Telecoms sector to lead digital transformation
Against a backdrop of 5G imminence, the State of Application Services report says that as many as 80 per cent of telecoms professionals are currently executing on digital transformation plans.
Times News Service
MUSCAT: The telecoms industry is fast emerging as a digital transformation and application services trailblazer, according to new research from F5 Networks.
Against a backdrop of 5G imminence, the fifth annual State of Application Services report indicates that as many as 80 per cent of telecoms professionals are currently executing on digital transformation plans.
This is well ahead of 69 per cent in all other examined industries., the report further added.
Telecom respondents
Telecom respondents are also pulling out the stops to re-evaluate their structures, processes, and workflows to reduce total cost of ownership, as well as embrace more agile methodologies. For example, 58 per cent claim to be migrating away from single function, siloed IT teams compared to 55 per cent of the total survey sample.
“The telecoms industry is fast emerging as a digital transformation and application services trailblazer,” said Cindy Borovick, Business Intelligence Director, F5 Networks.

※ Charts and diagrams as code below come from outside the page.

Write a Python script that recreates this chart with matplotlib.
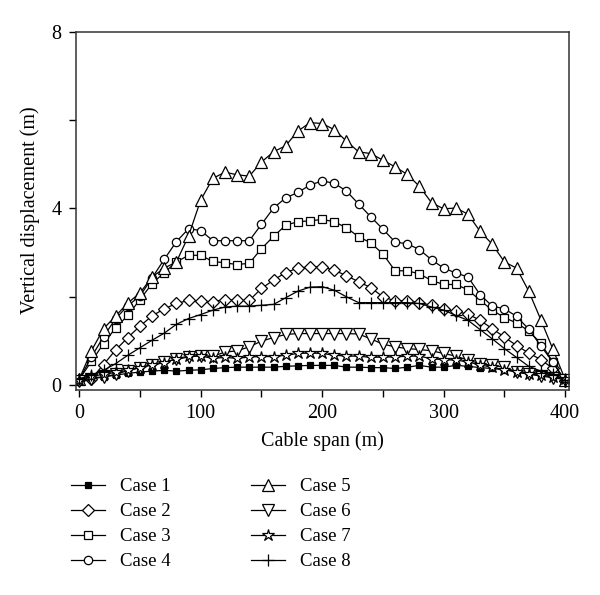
import numpy as np
import matplotlib
matplotlib.use("Agg")
import matplotlib.pyplot as plt

plt.rcParams['font.family'] = ['Liberation Serif', 'DejaVu Serif']

span = np.arange(0, 401, 10)

case1 = [0.12, 0.17, 0.19, 0.23, 0.27, 0.30, 0.32, 0.34, 0.32, 0.34,
         0.35, 0.38, 0.40, 0.41, 0.41, 0.41, 0.41, 0.43, 0.44, 0.45,
         0.45, 0.45, 0.41, 0.41, 0.40, 0.40, 0.38, 0.41, 0.45, 0.41,
         0.41, 0.45, 0.43, 0.40, 0.38, 0.35, 0.32, 0.28, 0.25, 0.22,
         0.13]
case2 = [0.13, 0.15, 0.47, 0.80, 1.08, 1.34, 1.57, 1.73, 1.85, 1.92,
         1.90, 1.89, 1.94, 1.92, 1.92, 2.19, 2.38, 2.55, 2.65, 2.68,
         2.68, 2.60, 2.48, 2.34, 2.21, 2.00, 1.91, 1.91, 1.87, 1.81,
         1.73, 1.67, 1.61, 1.47, 1.28, 1.09, 0.90, 0.73, 0.58, 0.38,
         0.10]
case3 = [0.13, 0.54, 0.94, 1.30, 1.58, 1.94, 2.30, 2.55, 2.79, 2.94,
         2.94, 2.80, 2.77, 2.73, 2.76, 3.09, 3.37, 3.62, 3.70, 3.72,
         3.75, 3.70, 3.56, 3.36, 3.22, 2.97, 2.59, 2.59, 2.52, 2.37,
         2.28, 2.28, 2.16, 1.92, 1.70, 1.53, 1.41, 1.23, 0.95, 0.52,
         0.10]
case4 = [0.13, 0.64, 1.10, 1.51, 1.80, 2.02, 2.43, 2.85, 3.25, 3.54,
         3.50, 3.27, 3.27, 3.27, 3.27, 3.64, 4.01, 4.24, 4.36, 4.53,
         4.62, 4.57, 4.39, 4.10, 3.81, 3.53, 3.24, 3.20, 3.07, 2.84,
         2.65, 2.54, 2.45, 2.05, 1.79, 1.73, 1.56, 1.27, 0.89, 0.52,
         0.10]
case5 = [0.14, 0.78, 1.28, 1.57, 1.86, 2.09, 2.45, 2.65, 2.79, 3.38,
         4.19, 4.68, 4.82, 4.76, 4.73, 5.05, 5.28, 5.42, 5.75, 5.94,
         5.92, 5.78, 5.52, 5.28, 5.24, 5.09, 4.94, 4.77, 4.50, 4.13,
         3.99, 4.01, 3.87, 3.48, 3.19, 2.79, 2.65, 2.13, 1.48, 0.81,
         0.13]
case6 = [0.10, 0.14, 0.19, 0.25, 0.33, 0.40, 0.47, 0.53, 0.59, 0.64,
         0.67, 0.66, 0.75, 0.78, 0.87, 1.00, 1.08, 1.15, 1.17, 1.17,
         1.17, 1.17, 1.17, 1.16, 1.05, 0.93, 0.87, 0.83, 0.81, 0.78,
         0.72, 0.66, 0.57, 0.49, 0.45, 0.41, 0.30, 0.25, 0.21, 0.17,
         0.13]
case7 = [0.13, 0.20, 0.25, 0.29, 0.34, 0.40, 0.46, 0.51, 0.60, 0.66,
         0.66, 0.61, 0.63, 0.61, 0.64, 0.65, 0.65, 0.68, 0.72, 0.73,
         0.72, 0.68, 0.66, 0.66, 0.63, 0.64, 0.64, 0.66, 0.66, 0.60,
         0.58, 0.57, 0.53, 0.46, 0.41, 0.35, 0.30, 0.26, 0.23, 0.19,
         0.15]
case8 = [0.15, 0.23, 0.34, 0.49, 0.68, 0.85, 1.02, 1.18, 1.38, 1.51,
         1.60, 1.70, 1.77, 1.79, 1.79, 1.81, 1.83, 1.98, 2.13, 2.22,
         2.23, 2.15, 2.00, 1.87, 1.87, 1.87, 1.87, 1.87, 1.85, 1.77,
         1.70, 1.58, 1.47, 1.26, 1.05, 0.83, 0.63, 0.43, 0.32, 0.25,
         0.13]

labels = ['Case 1', 'Case 2', 'Case 3', 'Case 4',
          'Case 5', 'Case 6', 'Case 7', 'Case 8']
series = [case1, case2, case3, case4, case5, case6, case7, case8]
# marker, size, face colour
styles = [('s', 5, 'black'), ('D', 6.5, 'white'), ('s', 5.5, 'white'),
          ('o', 6, 'white'), ('^', 8, 'white'), ('v', 8, 'white'),
          ('*', 9, 'white'), ('+', 8, 'white')]

fig = plt.figure(figsize=(6.0, 5.95), dpi=100)
ax = fig.add_axes([0.126, 0.345, 0.822, 0.602])

for y, lab, (m, ms, fc) in zip(series, labels, styles):
    ax.plot(span, y, color='black', lw=0.9, marker=m, ms=ms,
            mfc=fc, mec='black', mew=0.9, label=lab)

ax.set_xlim(-3, 403)
ax.set_ylim(-0.1, 8)
ax.set_xticks([0, 100, 200, 300, 400])
ax.set_xticks([50, 150, 250, 350], minor=True)
ax.set_yticks([0, 4, 8])
ax.set_yticks([2, 6], minor=True)
ax.tick_params(which='both', direction='out', length=5, width=1,
               labelsize=14.5, top=False, right=False, pad=5)
for s in ax.spines.values():
    s.set_linewidth(1.1)
    s.set_color('#333333')

ax.set_xlabel('Cable span (m)', fontsize=14.5, labelpad=6)
ax.set_ylabel('Vertical displacement (m)', fontsize=14.5, labelpad=8)

fig.legend(loc='upper left', bbox_to_anchor=(0.118, 1 - 478 / 595),
           ncol=2, frameon=False, fontsize=13.5, handlelength=1.8,
           handletextpad=0.8, columnspacing=4.3, labelspacing=0.42,
           borderpad=0, borderaxespad=0)

fig.savefig('out.png', dpi=100)
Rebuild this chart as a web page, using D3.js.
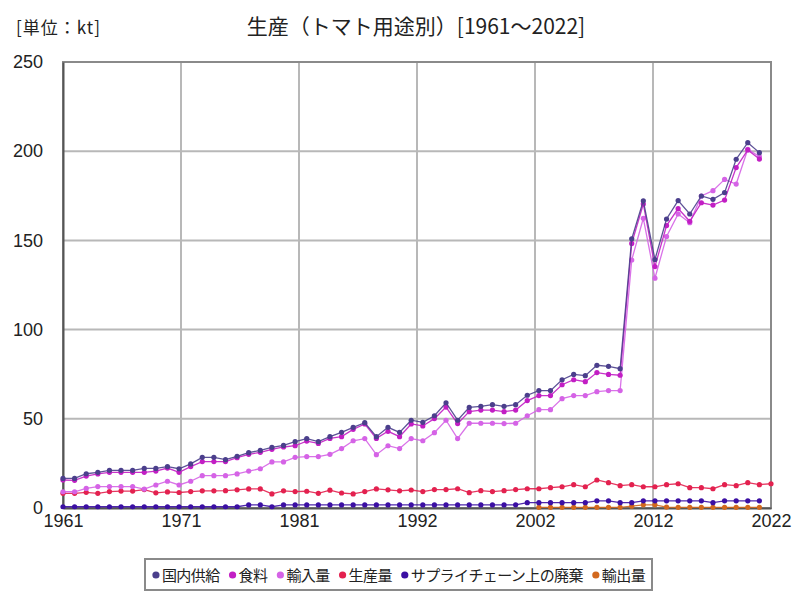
<!DOCTYPE html>
<html>
<head>
<meta charset="utf-8">
<script src="https://cdn.jsdelivr.net/npm/d3@7/dist/d3.min.js"></script>
<style>
  body { margin: 0; background: #fff; }
  text { font-family: "Noto Sans CJK JP", "Noto Sans", sans-serif; fill: #222; }
</style>
</head>
<body>
<div class="graph"></div>
<script>
// values in kt
var firstYear = 1961;
var lastYear = 2022;

var domesticSupply = [16.6, 16.6, 19.2, 20.0, 21.1, 21.1, 21.1, 22.2, 22.2, 23.2,
    22.0, 24.7, 28.4, 28.4, 27.1, 29.0, 31.0, 32.3, 34.0, 35.1,
    37.2, 38.9, 37.2, 40.0, 42.4, 45.2, 47.8, 40.0, 45.2, 42.4,
    49.2, 48.0, 51.7, 59.0, 49.2, 56.4, 57.0, 57.9, 57.0, 57.9,
    63.2, 65.8, 65.8, 71.9, 74.9, 74.2, 80.0, 79.4, 78.1, 150.9,
    172.2, 139.3, 162.0, 172.3, 164.8, 174.9, 173.0, 176.8, 195.5, 204.8,
    199.2];
var food = [15.7, 15.5, 17.9, 19.1, 20.0, 20.0, 20.0, 20.0, 20.7, 22.4,
    20.0, 23.2, 26.0, 26.0, 26.0, 28.2, 30.1, 31.2, 32.9, 34.2,
    34.9, 37.5, 36.2, 39.0, 40.0, 44.1, 47.1, 39.0, 43.0, 40.0,
    47.1, 46.0, 50.1, 56.6, 47.3, 54.0, 54.9, 54.9, 54.0, 54.9,
    60.2, 63.0, 63.0, 69.1, 71.9, 70.8, 75.9, 74.9, 74.4, 148.3,
    170.4, 135.3, 158.3, 167.8, 160.7, 171.1, 169.8, 172.6, 190.8, 200.7,
    195.6];
var imports = [9.1, 9.1, 11.0, 12.0, 12.0, 12.0, 12.0, 10.6, 12.9, 15.0,
    12.9, 15.0, 18.1, 18.1, 18.1, 19.1, 20.7, 22.0, 25.8, 25.8,
    28.4, 28.8, 28.8, 30.1, 33.3, 37.7, 38.9, 29.9, 34.9, 33.3,
    38.9, 37.7, 42.2, 49.2, 38.9, 47.5, 47.5, 47.5, 47.3, 47.5,
    51.7, 55.1, 55.1, 61.3, 63.0, 63.0, 65.2, 65.8, 65.8, 139.0,
    162.4, 128.8, 152.2, 164.8, 159.9, 174.9, 177.9, 184.2, 181.6, 201.1,
    197.0];
var production = [8.2, 8.2, 8.8, 8.2, 9.2, 9.5, 9.5, 10.3, 8.5, 9.0,
    8.7, 9.2, 9.6, 9.6, 9.7, 10.2, 10.7, 10.7, 7.9, 9.6,
    9.2, 9.4, 8.2, 10.0, 8.4, 7.9, 9.2, 10.7, 10.2, 9.6,
    10.1, 9.2, 10.3, 10.3, 10.8, 8.6, 9.7, 9.2, 9.7, 10.3,
    10.8, 10.8, 11.4, 11.9, 13.1, 11.9, 15.7, 14.2, 12.5, 13.1,
    11.9, 11.9, 13.1, 13.6, 11.4, 11.4, 10.8, 13.1, 12.5, 14.2,
    13.1, 13.6];
var supplyChainWaste = [0.7, 0.7, 0.7, 0.7, 0.7, 0.7, 0.7, 0.7, 0.7, 0.7,
    0.7, 0.7, 0.7, 0.7, 0.7, 0.7, 1.7, 1.7, 0.7, 1.7,
    1.7, 1.7, 1.7, 1.7, 1.7, 1.7, 1.7, 1.7, 1.7, 1.7,
    1.7, 1.7, 1.7, 1.7, 1.7, 1.7, 1.7, 1.7, 1.7, 1.8,
    3.0, 3.0, 3.0, 3.0, 3.0, 3.0, 4.0, 4.0, 3.0, 3.0,
    4.0, 4.0, 4.0, 4.0, 4.0, 4.0, 3.0, 4.0, 4.0, 4.0,
    4.0];
var exportsFirstYear = 2002;
var exports = [0.3, 0.3, 0.3, 0.3, 0.3, 0.3, 0.3, 0.3, 1.0,
    1.8, 1.8, 0.5, 0.3, 0.3, 0.3, 0.3, 0.3, 0.3, 0.3, 0.3];

var seriesNames = ["国内供給", "食料", "輸入量", "生産量", "サプライチェーン上の廃棄", "輸出量"];
var seriesColors = ["#4b3f8c", "#c21ec4", "#d563e6", "#e3214f", "#3b0fa3", "#d2691e"];
var yTicks = [0, 50, 100, 150, 200, 250];
var xTickLabels = ["1961", "1971", "1981", "1992", "2002", "2012", "2022"];

var chartTitle = "生産（トマト用途別）[1961～2022]";
var unitLabel = "[単位：kt]";

var loadChart = function () {
    const WIDTH = 800;
    const HEIGHT = 600;
    const LEFT = 63, RIGHT = 771, TOP = 62, BOTTOM = 508;

    var toPoints = function (values, start) {
        return values.map(function (v, i) { return {year: start + i, value: v}; });
    };

    var series = [
        toPoints(domesticSupply, firstYear),
        toPoints(food, firstYear),
        toPoints(imports, firstYear),
        toPoints(production, firstYear),
        toPoints(supplyChainWaste, firstYear),
        toPoints(exports, exportsFirstYear)
    ].map(function (pts, i) {
        return {name: seriesNames[i], color: seriesColors[i], points: pts};
    });

    var xScale = d3.scaleLinear().domain([firstYear, lastYear]).range([LEFT, RIGHT]);
    var yScale = d3.scaleLinear().domain([0, 250]).range([BOTTOM, TOP]);

    var svg = d3.select(".graph").append("svg")
        .attr("width", WIDTH)
        .attr("height", HEIGHT);

    svg.append("rect").attr("width", WIDTH).attr("height", HEIGHT).attr("fill", "#fff");

    // x ticks sit at equal sixths of the year span
    var xTickValues = xTickLabels.map(function (d, i) {
        return firstYear + i * (lastYear - firstYear) / (xTickLabels.length - 1);
    });

    // grid
    svg.append("g").selectAll("line.h")
        .data(yTicks.slice(1))
        .enter().append("line")
        .attr("x1", LEFT).attr("x2", RIGHT)
        .attr("y1", function (d) { return yScale(d); })
        .attr("y2", function (d) { return yScale(d); })
        .style("stroke", "#b8b8b8").style("stroke-width", 2);

    svg.append("g").selectAll("line.v")
        .data(xTickValues.slice(1))
        .enter().append("line")
        .attr("x1", function (d) { return xScale(d); })
        .attr("x2", function (d) { return xScale(d); })
        .attr("y1", TOP).attr("y2", BOTTOM)
        .style("stroke", "#b8b8b8").style("stroke-width", 2);

    // frame
    svg.append("rect")
        .attr("x", LEFT).attr("y", TOP)
        .attr("width", RIGHT - LEFT).attr("height", BOTTOM - TOP)
        .style("fill", "none").style("stroke", "#8a8a8a").style("stroke-width", 2);

    // axes
    var yAxis = d3.axisLeft(yScale).tickValues(yTicks).tickSize(0).tickPadding(20);
    svg.append("g")
        .attr("class", "y axis")
        .attr("transform", "translate(" + LEFT + ",0)")
        .call(yAxis)
        .call(function (g) { g.select(".domain").attr("stroke", "#555").attr("stroke-width", 2); })
        .selectAll("text")
        .style("font-size", "18px").style("font-family", "'Liberation Sans', sans-serif").attr("fill", "#222");

    var xAxis = d3.axisBottom(xScale).tickValues(xTickValues).tickSize(0).tickPadding(6)
        .tickFormat(function (d, i) { return xTickLabels[i]; });
    svg.append("g")
        .attr("class", "x axis")
        .attr("transform", "translate(0," + BOTTOM + ")")
        .call(xAxis)
        .call(function (g) { g.select(".domain").attr("stroke", "#555").attr("stroke-width", 2); })
        .selectAll("text")
        .style("font-size", "18px").style("font-family", "'Liberation Sans', sans-serif").attr("fill", "#222");

    // lines and dots, first series drawn last so it stays on top
    var line = d3.line()
        .x(function (d) { return xScale(d.year); })
        .y(function (d) { return yScale(d.value); });

    series.slice().reverse().forEach(function (s) {
        svg.append("path")
            .datum(s.points)
            .attr("d", line)
            .style("fill", "none")
            .style("stroke", s.color)
            .style("stroke-width", 1.3)
            .style("stroke-opacity", 0.9);

        svg.append("g").selectAll("circle")
            .data(s.points)
            .enter().append("circle")
            .attr("cx", function (d) { return xScale(d.year); })
            .attr("cy", function (d) { return yScale(d.value); })
            .attr("r", 2.6)
            .style("fill", s.color);
    });

    // titles
    svg.append("text")
        .attr("x", 416).attr("y", 34)
        .attr("text-anchor", "middle")
        .style("font-size", "21px")
        .text(chartTitle);

    svg.append("text")
        .attr("x", 16).attr("y", 34)
        .style("font-size", "17px")
        .style("letter-spacing", "1px")
        .text(unitLabel);

    // legend
    var legend = svg.append("g");
    var lx = 0;
    series.forEach(function (s) {
        var item = legend.append("g").attr("transform", "translate(" + lx + ",0)");
        item.append("circle").attr("cx", 4).attr("cy", 0).attr("r", 3.6).style("fill", s.color);
        var t = item.append("text").attr("x", 10).attr("y", 5.5)
            .style("font-size", "15px").style("letter-spacing", "-0.6px").text(s.name);
        lx += 10 + t.node().getComputedTextLength() + 9;
    });
    var legendWidth = lx - 9;
    var boxLeft = 145, boxRight = 652;
    legend.attr("transform", "translate(" + ((boxLeft + boxRight) / 2 - legendWidth / 2) + ",575)");
    svg.insert("rect", "g")
        .attr("x", boxLeft).attr("y", 559)
        .attr("width", boxRight - boxLeft).attr("height", 31)
        .style("fill", "#fff").style("stroke", "#8a8a8a").style("stroke-width", 2);
};

window.onload = loadChart;
</script>
</body>
</html>
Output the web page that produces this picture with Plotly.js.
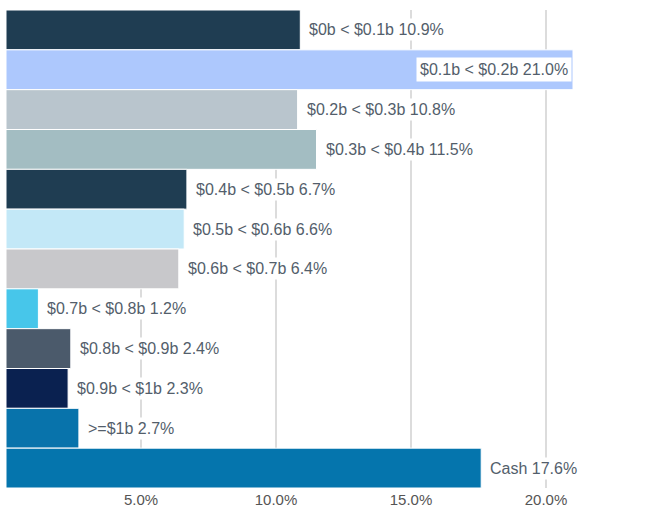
<!DOCTYPE html>
<html><head><meta charset="utf-8">
<script src="https://cdn.plot.ly/plotly-3.0.1.min.js"></script>
<style>html,body{margin:0;padding:0;background:#fff}</style>
</head><body>
<div id="chart" style="width:670px;height:509px"></div>
<script>
const categories = ["$0b < $0.1b","$0.1b < $0.2b","$0.2b < $0.3b","$0.3b < $0.4b","$0.4b < $0.5b","$0.5b < $0.6b","$0.6b < $0.7b","$0.7b < $0.8b","$0.8b < $0.9b","$0.9b < $1b",">=$1b","Cash"];
const values = [10.9, 21.0, 10.8, 11.5, 6.7, 6.6, 6.4, 1.2, 2.4, 2.3, 2.7, 17.6];
const colors = ["#1f3d52","#adc8fd","#b9c5cd","#a3bdc2","#1f3d52","#c3e8f7","#c8c8cb","#47c6ea","#4b5a6b","#0a2150","#0873ab","#0575ad"];
const tickVals = [5, 10, 15, 20];
const tickText = ["5.0%","10.0%","15.0%","20.0%"];
const xMax = 22;

const maxV = Math.max(...values);
const annotations = categories.map((c, i) => {
  const inside = values[i] === maxV;
  return {
    x: values[i], y: c, xref: 'x', yref: 'y',
    text: c + ' ' + values[i].toFixed(1) + '%',
    showarrow: false,
    xanchor: inside ? 'right' : 'left',
    xshift: inside ? -1 : 6,
    bgcolor: '#ffffff',
    borderpad: inside ? 3 : 2,
    font: {family: 'Liberation Sans, Arial, sans-serif', size: 16, color: '#535e6b'}
  };
});

Plotly.newPlot('chart', [{
  type: 'bar', orientation: 'h',
  y: categories, x: values,
  marker: {color: colors, line: {color: '#ffffff', width: 1}},
  hoverinfo: 'none'
}], {
  width: 670, height: 509,
  margin: {l: 6, r: 70, t: 10, b: 21},
  paper_bgcolor: '#fff', plot_bgcolor: '#fff',
  bargap: 0,
  showlegend: false,
  xaxis: {range: [0, xMax], tickvals: tickVals, ticktext: tickText,
    showgrid: true, gridcolor: '#dcdcdc', gridwidth: 2, zeroline: false, showline: false,
    ticks: '', ticklabelstandoff: 1,
    tickfont: {family: 'Liberation Sans, Arial, sans-serif', size: 15, color: '#555'}},
  yaxis: {type: 'category', autorange: 'reversed', showticklabels: false, showgrid: false, zeroline: false, showline: false, ticks: ''},
  annotations: annotations,
  hovermode: false
}, {displayModeBar: false, staticPlot: true});
</script>
</body></html>
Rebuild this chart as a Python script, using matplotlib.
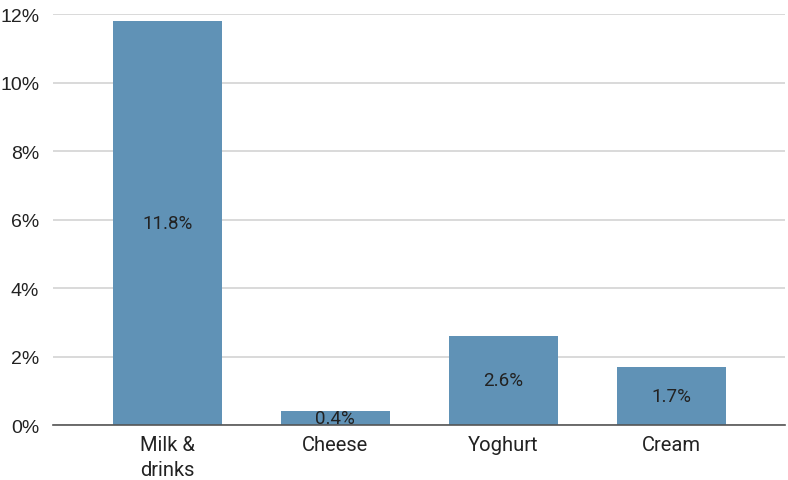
import matplotlib.pyplot as plt
import numpy as np

categories = ["Milk &\ndrinks", "Cheese", "Yoghurt", "Cream"]
values = [11.8, 0.4, 2.6, 1.7]
bar_labels = ["11.8%", "0.4%", "2.6%", "1.7%"]
y_ticks = [0, 2, 4, 6, 8, 10, 12]

fig = plt.figure(figsize=(7.88, 4.81), dpi=100)
ax = fig.add_axes([0.0673, 0.1143, 0.9287, 0.8545])

x = np.arange(len(categories))
bars = ax.bar(x, values, width=0.65, color="#6092b6", zorder=3)

for rect, lab in zip(bars, bar_labels):
    ax.text(rect.get_x() + rect.get_width() / 2, rect.get_height() / 2, lab,
            ha="center", va="center", fontsize=13.5, family="Roboto",
            color="#222222", zorder=4)

ax.set_xlim(-0.68, 3.675)
ax.set_ylim(0, 12)
ax.set_yticks(y_ticks)
ax.set_yticklabels([f"{t}%" for t in y_ticks], family="Liberation Sans", fontsize=14)
ax.set_xticks(x)
ax.set_xticklabels(categories, family="Roboto", fontsize=14.5, linespacing=1.4)
ax.tick_params(axis="both", length=0, colors="#222222")
ax.tick_params(axis="x", pad=7)
ax.tick_params(axis="y", pad=10)

ax.grid(axis="y", color="#d3d3d3", linewidth=1.2, zorder=0)
for s in ["top", "right", "left"]:
    ax.spines[s].set_visible(False)
ax.spines["bottom"].set_color("#555555")
ax.spines["bottom"].set_linewidth(1.2)
ax.spines["bottom"].set_zorder(5)

fig.savefig("out.png", dpi=100)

“With 5G around the corner – and in a world where network resources expand and contract based on demand – a profitable service will only be achieved with cloud-based micro-services, automation, and orchestration.”
A key SOAS report
A key SOAS report discovery is that telecom respondents are ahead of other industries for container adoption.
Three out of five (60%) are actively engaged with the technology, compared to 56 per cent of the total survey.
Furthermore, telecom respondents are starting to stand out for embracing newer application services.
The top four application services planned for deployment in the telecoms space are SDN gateway (37 per cent, compared to 22 per cent in all other industries), IoT gateways (29 per cent, compared to 20 per cent), service mesh (28 per cent, compared to 13 per cent), and compression (28 per cent, compared to 15 per cent).
The SOAS suggests that the rise of containers has boosted deployment plans for the latter three.